[youtube VKi3310mJAo]
World-famous psychologist Philip Zimbardo of Stanford University gave a lecture on Friday at the Freddy Wood theatre to a packed house of a thousand students. His talk, titled “A Journey from Evil to Heroism,” discussed his research on circumstances that can lead good people to do evil things, but also how ordinary people can perform heroic acts.
Zimbardo began his talk by asking, “How can we begin to understand what makes good people turn evil?” His early research aimed to refute the idea of a fixed line between good and evil within individuals. “I wanted to entertain the possibility that the line is permeable, that it’s not fixed, and that good people can be lured across the line,” he said. “The positive side of it is that people who were bad at one time can be brought back, can be rehabilitated.”
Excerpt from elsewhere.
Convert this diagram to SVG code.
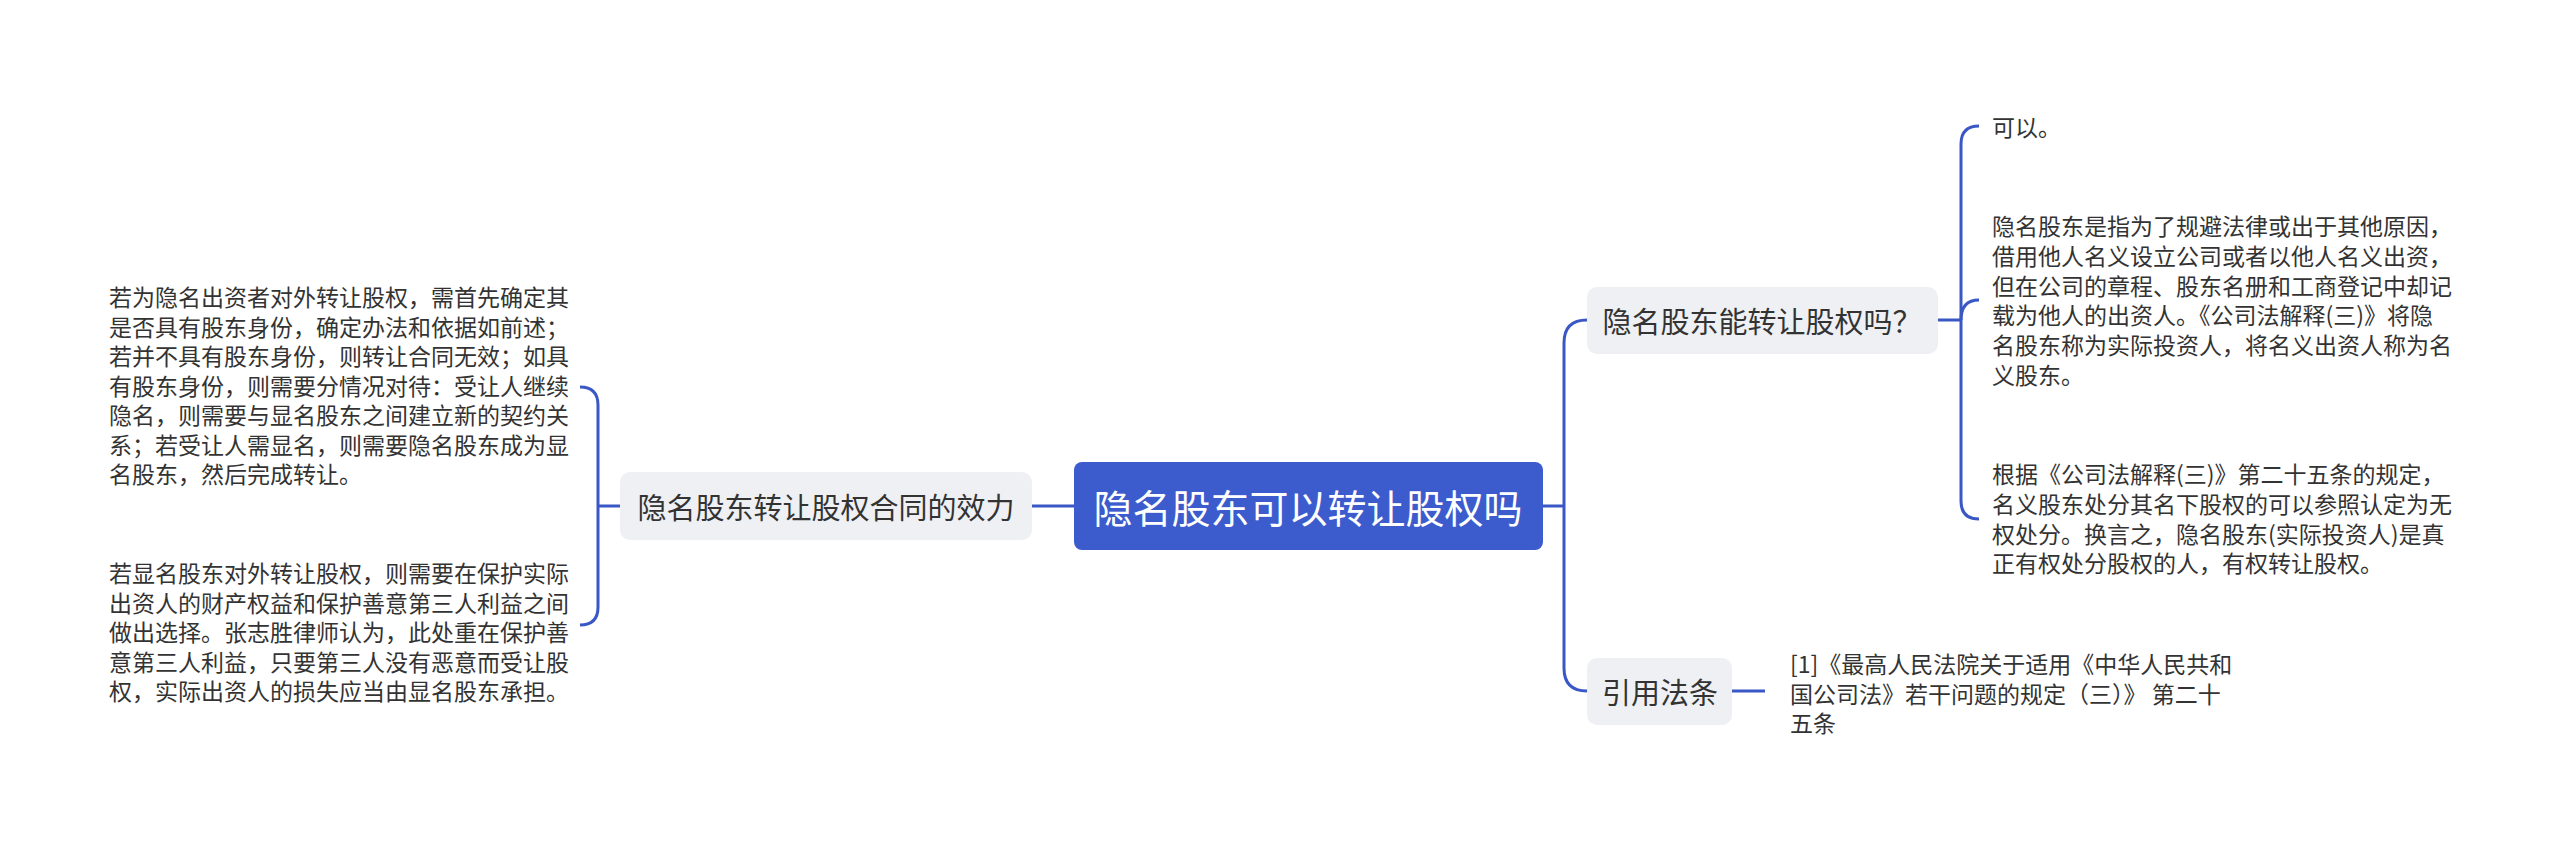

Zimbardo is most well-known for his 1971 Stanford Prison Experiment. He assigned college participants to either the roles of guards or prisoners. The experiment got out of hand, and was shut down after six days after participants began exhibiting violent behaviour and emotional trauma. Zimbardo realized that it wasn’t that the “guards” were inherently bad people, but that the situation they were in caused them to behave in a malicious way. “We knew we only had good apples. We went to great lengths to find the most healthy college students,” he said. “I knew I put them in a bad barrel—the simulated prison environment.”
Zimbardo juxtaposed the themes of evil and good, ending his talk by discussing how ordinary people can do extraordinary things. Zimbardo described his efforts in promoting studies on heroism. He discussed his work with the Heroic Imagination Project, non-profit organization that aims to promote heroism through research and education. He showed the audience images of Canadian heroes. The images, which included Laura Secord, Nellie McClung and Romeo Dallaire, conveyed to the audience that these were ordinary people who chose to act at the right moment.
The lecture was part of the Grauer Memorial Lectures program, established in honour of the late A.E. Grauer, former chancellor of UBC.